Dikkat çeken diğer bir konunun İngiltere’nin bölgede yıllar sonra tekrar sahneye çıkışı olduğunu vurgulayan Öztürk, “Brexit’in ardından jeopolitik rekabette Hint-Pasifik’e yönlenen İngiltere’nin ABD Ordusu’yla müşterek operasyon gücüne sahip olduğu unutulmamalıdır. Bölgede ABD’yle birlikte güvenlik angajmanları için fırsat yakalayan İngiltere’nin önümüzdeki süreçlerde oluşacak Hint-Pasifik ittifaklarında yer alması muhtemeldir. ABD, daha önce QUAD alternatifiyle bölgede bir askeri güç sağlama çabalarına girmiş olsa da istediği ittifakı oluşturamamıştı. Nitekim Washington’da düzenlenen son QUAD Liderler Zirvesi’nde ittifakın açıkça ‘Çin’ ibaresine yer vermek istemediği görülmüştür. Dört ülke, askeri ortaklıktan çok bölgesel çıkarları destekleyecek gündem konuları üzerinde işbirliği sağladığını ortaya koymuştur. Burada QUAD ile AUKUS’u kıyaslama yanılgısı bir kez daha ortaya çıkmıştır. QUAD, üyelerinin farklı çekincelere sahip olduğu gayri resmi bir ittifak olarak kalırken; AUKUS ise İngiltere ve ABD’nin Asya-Pasifik’te kendi değerlerini bulabileceği tek ittifakı olan Avustralya’yla yaptığı resmi bir anlaşma olarak kayıtlara geçmiştir.” şeklinde yorumladı.

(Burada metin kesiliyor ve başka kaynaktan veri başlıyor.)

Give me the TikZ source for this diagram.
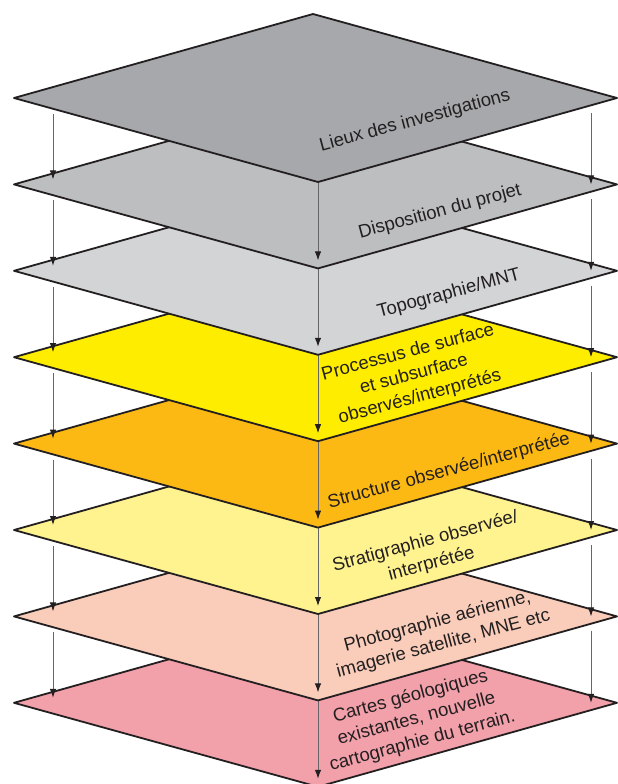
\documentclass[tikz,border=0pt]{standalone}
\usepackage{fontspec}
\setmainfont{Liberation Sans}
\usetikzlibrary{arrows.meta,calc}
\definecolor{edge}{HTML}{231F20}
\definecolor{lay1}{HTML}{A6A8AB}
\definecolor{lay2}{HTML}{BDBEC0}
\definecolor{lay3}{HTML}{D3D4D6}
\definecolor{lay4}{HTML}{FFED00}
\definecolor{lay5}{HTML}{FDB913}
\definecolor{lay6}{HTML}{FFF38F}
\definecolor{lay7}{HTML}{F9CDBA}
\definecolor{lay8}{HTML}{F2A0AA}
\tikzset{
  layer/.style={draw=edge,line width=1.8pt,line join=round},
  flow/.style={draw=black!60,line width=1pt,-{Latex[length=9pt,width=6.5pt,color=edge]}},
  lbl/.style={text=edge,rotate=15,align=center,font=\fontsize{18.5}{23}\selectfont}
}
\begin{document}
\begin{tikzpicture}[x=1pt,y=-1pt]
  \useasboundingbox (0,0) rectangle (618,784);
  \clip (0,0) rectangle (618,784);
  \foreach \i in {1,...,8}
    \coordinate (c\i) at (315.5,{98+86.4*(\i-1)});
  % layers from the bottom up, arrows come down into each one
  \foreach \i in {8,...,1}{
    \draw[layer,fill=lay\i] ($(c\i)+(-301.5,0)$) -- ($(c\i)+(-2.5,-84)$)
      -- ($(c\i)+(301.5,0)$) -- ($(c\i)+(2.5,84)$) -- cycle;
    \ifnum\i>1
      \pgfmathtruncatemacro\k{\i-1}
      \draw[flow] ($(c\k)+(-262.5,16)$) -- ($(c\i)+(-262.5,-5)$);
      \draw[flow] ($(c\k)+(2.5,84)$) -- ($(c\i)+(2.5,76)$);
      \draw[flow] ($(c\k)+(275.5,15)$) -- ($(c\i)+(275.5,0)$);
    \fi
  }
  \node[lbl] (lieux) at (415,121) {Lieux des investigations};
  \node[lbl] (dispo) at (440,212) {Disposition du projet};
  \node[lbl] (topo) at (449,294) {Topographie/MNT};
  \node[lbl] (proc) at (414,375) {Processus de surface\\et subsurface\\observés/interprétés};
  \node[lbl] (struct) at (449,471) {Structure observée/interprétée};
  \node[lbl] (strat) at (428.5,553) {Stratigraphie observée/\\interprétée};
  \node[lbl] (photo) at (440.5,633) {Photographie aérienne,\\imagerie satellite, MNE etc};
  \node[lbl] (cartes) at (416.5,719) {Cartes géologiques\\existantes, nouvelle\\cartographie du terrain.};
\end{tikzpicture}
\end{document}
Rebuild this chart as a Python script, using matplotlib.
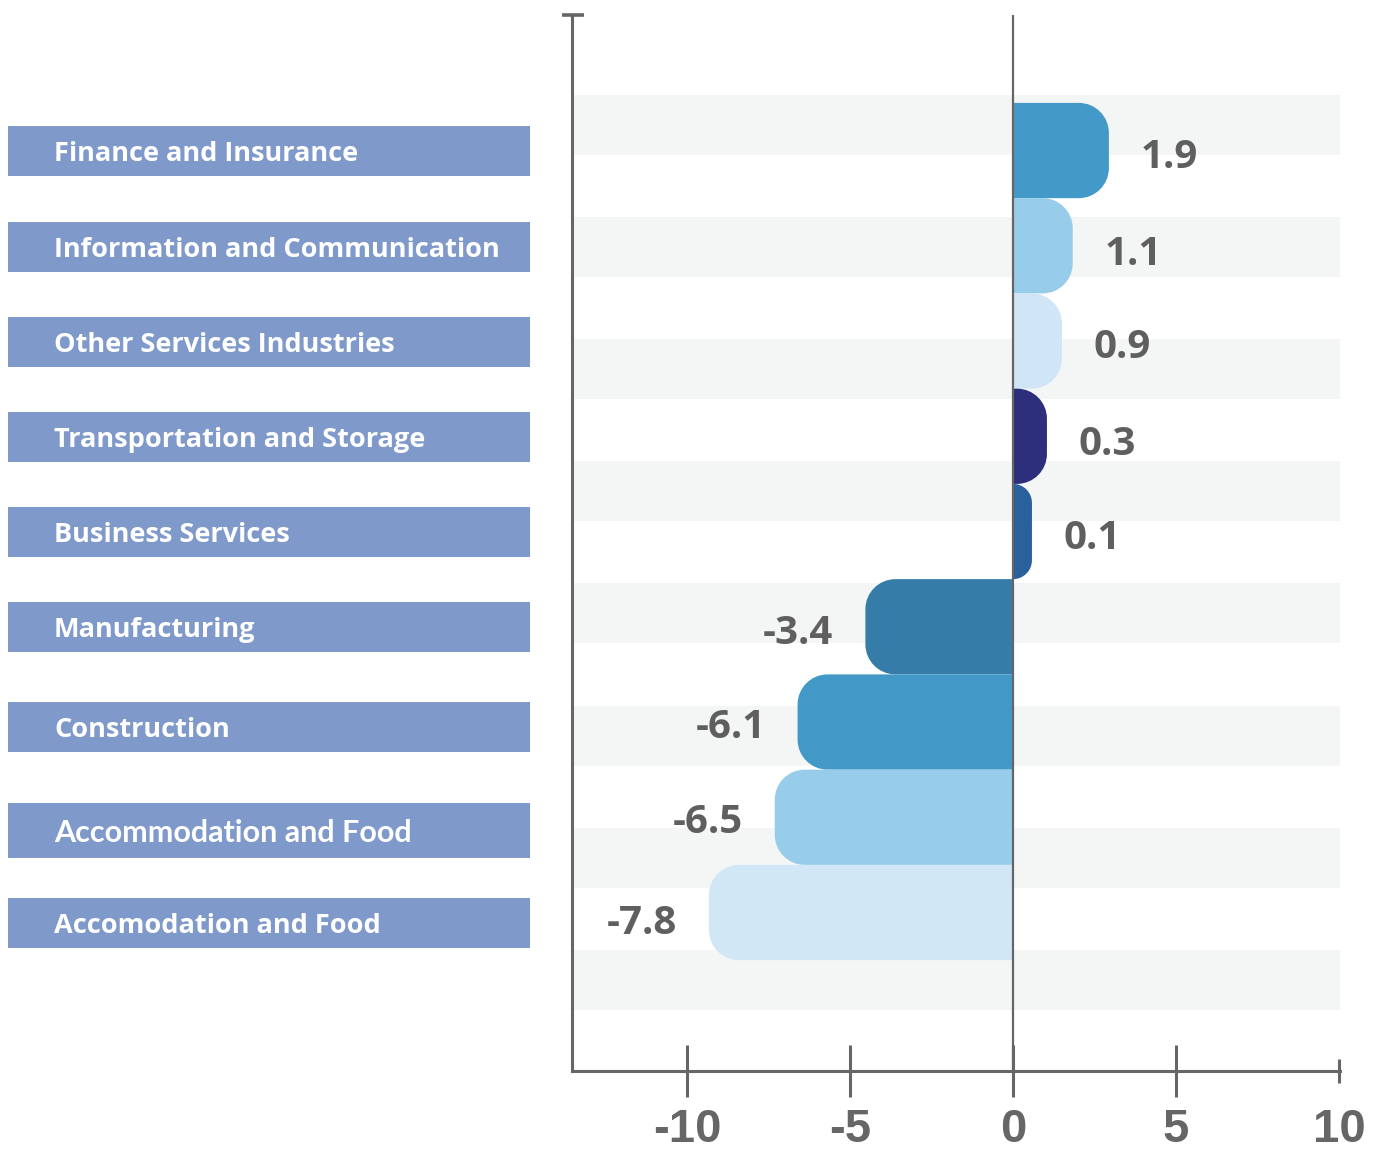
import matplotlib
matplotlib.use("Agg")
import matplotlib.pyplot as plt
import numpy as np
from matplotlib.path import Path
from matplotlib.patches import PathPatch, Rectangle

# data
categories = [
    "Finance and Insurance",
    "Information and Communication",
    "Other Services Industries",
    "Transportation and Storage",
    "Business Services",
    "Manufacturing",
    "Construction",
    "Accommodation and Food",
    "Accomodation and Food",
]
value_labels = ["1.9", "1.1", "0.9", "0.3", "0.1", "-3.4", "-6.1", "-6.5", "-7.8"]
# drawn bar lengths as they appear on the axis
bar_lengths = [2.94, 1.83, 1.50, 1.04, 0.58, -4.53, -6.61, -7.31, -9.33]
xticks = [-10, -5, 0, 5, 10]
xtick_labels = ["-10", "-5", "0", "5", "10"]

bar_colors = ["#4399c8", "#97cdea", "#d0e6f6", "#2e2f7c", "#2a609c",
              "#357ca8", "#4298c7", "#97cdea", "#d2e7f6"]
box_color = "#7f9aca"
axis_color = "#666666"
text_color = "#5f5f5f"
stripe_color = "#f4f5f5"

W, H = 1380, 1164
fig = plt.figure(figsize=(W / 100, H / 100), dpi=100)
ax = fig.add_axes([572 / W, 1 - 1071 / H, 768 / W, 1056 / H])
ax.set_xlim(-13.53, 10.03)
ax.set_ylim(9.664, -1.423)
ax.set_facecolor("white")

def px_to_y(py):
    return ax.transData.inverted().transform((0, H - py))[1]

def y_to_px(y):
    return H - ax.transData.transform((0, y))[1]

px_per_x = ax.transData.transform((1, 0))[0] - ax.transData.transform((0, 0))[0]
px_per_y = abs(ax.transData.transform((0, 1))[1] - ax.transData.transform((0, 0))[1])

# background stripes
for k in range(8):
    top = 95 + 122.1 * k
    ax.axhspan(px_to_y(top), px_to_y(top + 60), color=stripe_color, lw=0, zorder=0)


def rounded_bar(ax, yc, w, h, color, r_px=30):
    s = 1 if w >= 0 else -1
    aw = abs(w)
    r = min(r_px, aw * px_per_x)
    rx = r / px_per_x
    ry = r / px_per_y
    k = 0.5523
    y0, y1 = yc - h / 2, yc + h / 2
    verts = [
        (0, y0),
        (s * (aw - rx), y0),
        (s * (aw - rx + k * rx), y0), (s * aw, y0 + ry - k * ry), (s * aw, y0 + ry),
        (s * aw, y1 - ry),
        (s * aw, y1 - ry + k * ry), (s * (aw - rx + k * rx), y1), (s * (aw - rx), y1),
        (0, y1),
        (0, y0),
    ]
    codes = [Path.MOVETO, Path.LINETO,
             Path.CURVE4, Path.CURVE4, Path.CURVE4,
             Path.LINETO,
             Path.CURVE4, Path.CURVE4, Path.CURVE4,
             Path.LINETO, Path.CLOSEPOLY]
    ax.add_patch(PathPatch(Path(verts, codes), facecolor=color, edgecolor="none", zorder=2))


label_drop = [5, 6, 5, 6, 5, 5, 4, 4, 8]  # small vertical nudges of the value texts (pt)
for i, (w, c) in enumerate(zip(bar_lengths, bar_colors)):
    rounded_bar(ax, i, w, 1.0, c)
    s = 1 if w >= 0 else -1
    ax.annotate(value_labels[i], xy=(w, i), xytext=(s * 23, -label_drop[i]),
                textcoords="offset points", ha="left" if s > 0 else "right",
                va="center", fontsize=29, fontweight="bold", color=text_color,
                family=["Open Sans", "DejaVu Sans"], zorder=3)

# axes lines
ax.axvline(0, color=axis_color, lw=1.6, zorder=4)
for side in ["top", "right"]:
    ax.spines[side].set_visible(False)
for side in ["left", "bottom"]:
    ax.spines[side].set_color(axis_color)
    ax.spines[side].set_linewidth(2.2)
ax.plot([-13.85, -13.15], [-1.423, -1.423], color=axis_color, lw=2.6,
        clip_on=False, solid_capstyle="butt", zorder=5)

ax.set_yticks([])
ax.set_xticks(xticks)
ax.set_xticklabels(xtick_labels)
ax.tick_params(axis="x", direction="inout", length=38, width=2.2, color=axis_color,
               pad=8, labelsize=34, labelcolor=axis_color)
for lab in ax.get_xticklabels():
    lab.set_family(["Liberation Sans Narrow", "Liberation Sans", "DejaVu Sans"])
    lab.set_fontweight("bold")
ax.xaxis.get_major_ticks()[-1].tick1line.set_markersize(17)

# category label boxes on the left
box_nudge = [0, 1, 1, 1, 0, 0, 5, 13, 10]
box_height = [50, 50, 50, 50, 50, 50, 50, 55, 50]
for i, name in enumerate(categories):
    cy = y_to_px(i) + box_nudge[i]
    bh = box_height[i]
    fig.patches.append(Rectangle((8 / W, 1 - (cy + bh / 2) / H), 522 / W, bh / H,
                                 transform=fig.transFigure, facecolor=box_color,
                                 edgecolor="none", zorder=1))
    fam = ["Lato", "DejaVu Sans"] if name == "Accommodation and Food" else ["Open Sans", "DejaVu Sans"]
    size = 22 if name == "Accommodation and Food" else 19.5
    fig.text(54 / W, 1 - cy / H, name, ha="left", va="center_baseline",
             fontsize=size, fontweight="bold", color="white", family=fam)

fig.savefig("out.png", dpi=100, facecolor="white")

Bir diğer önemli gelişmenin ise Duşanbe’den geldiğini hatırlatan Öztürk, “ŞİÖ, Afganistan konusuyla toplanmış; ancak İran’ın örgüte daimi üye olarak alınmasıyla gündem farklı boyut kazanmıştır. Geniş nüfuza ve denge gücüne sahip İran’ın örgüte üye olması, ŞİÖ’nün Batı’ya karşı yeni bir mesajı şeklinde değerlendirilmiştir. ‘Doğu’nun NATO’su’ olarak nitelendirilen ŞİÖ, üye ülkeler arasında askeri, ekonomik ve kültürel işbirliğini sağlamayı ve özellikle de güvenlik konusunda ortaklıklar geliştirmeyi amaçlamaktadır. 9 üyesi arasında askeri gücüyle dikkat çeken ülkeler ise Çin ve Rusya olarak bilinmektedir. Çin ve Rusya’nın farklı savunma politikaları da göz önünde tutulacak olursa, pratikte örgütün askeri bir güç unsuru haline dönüşmesi olası görünmemektedir.” dedi.
Son olarak Öztürk, “Genel anlamda ABD ile Çin arasında yaşanan ekonomik rekabetin yerini silahlanma yarışının alması, gelecek için muhtemel bir senaryo haline dönüşmüştür. Washington’un denizaltı anlaşması, askeri açıdan Çin’e bazı mesajlar sunmuştur. Kara ve havada gelişmiş askeri teknolojilere sahip olan Çin, Güney Çin Denizi ve Tayvan Boğazları’ndaki her hareketliliği tespit edebilmektedir. Fakat suyun altında bu durum, Çin’in aleyhine işlemektedir. Su altı tespit kapasitesi sınırlı olan Çin’in nükleer reaktörle güç üreten denizaltılara karşı savunma yetenekleri zayıf kalacaktır. Bu yüzden Çin’in askeri yeteneklerini su altında da geliştirme yoluna girmesi beklenebilir. Yaşanacak silahlanma yarışı, Çin-ABD ilişkileri üzerinden uluslararası barış ortamını karmaşık bir sürece sokacaktır.” diyerek durumu özetledi.
Makalede yer alan görüşler, yazarların kişisel görüşleri olup, Ankara Kriz ve Siyaset Araştırmaları Merkezi’nin (ANKASAM) yayın politikasını yansıtmayabilir.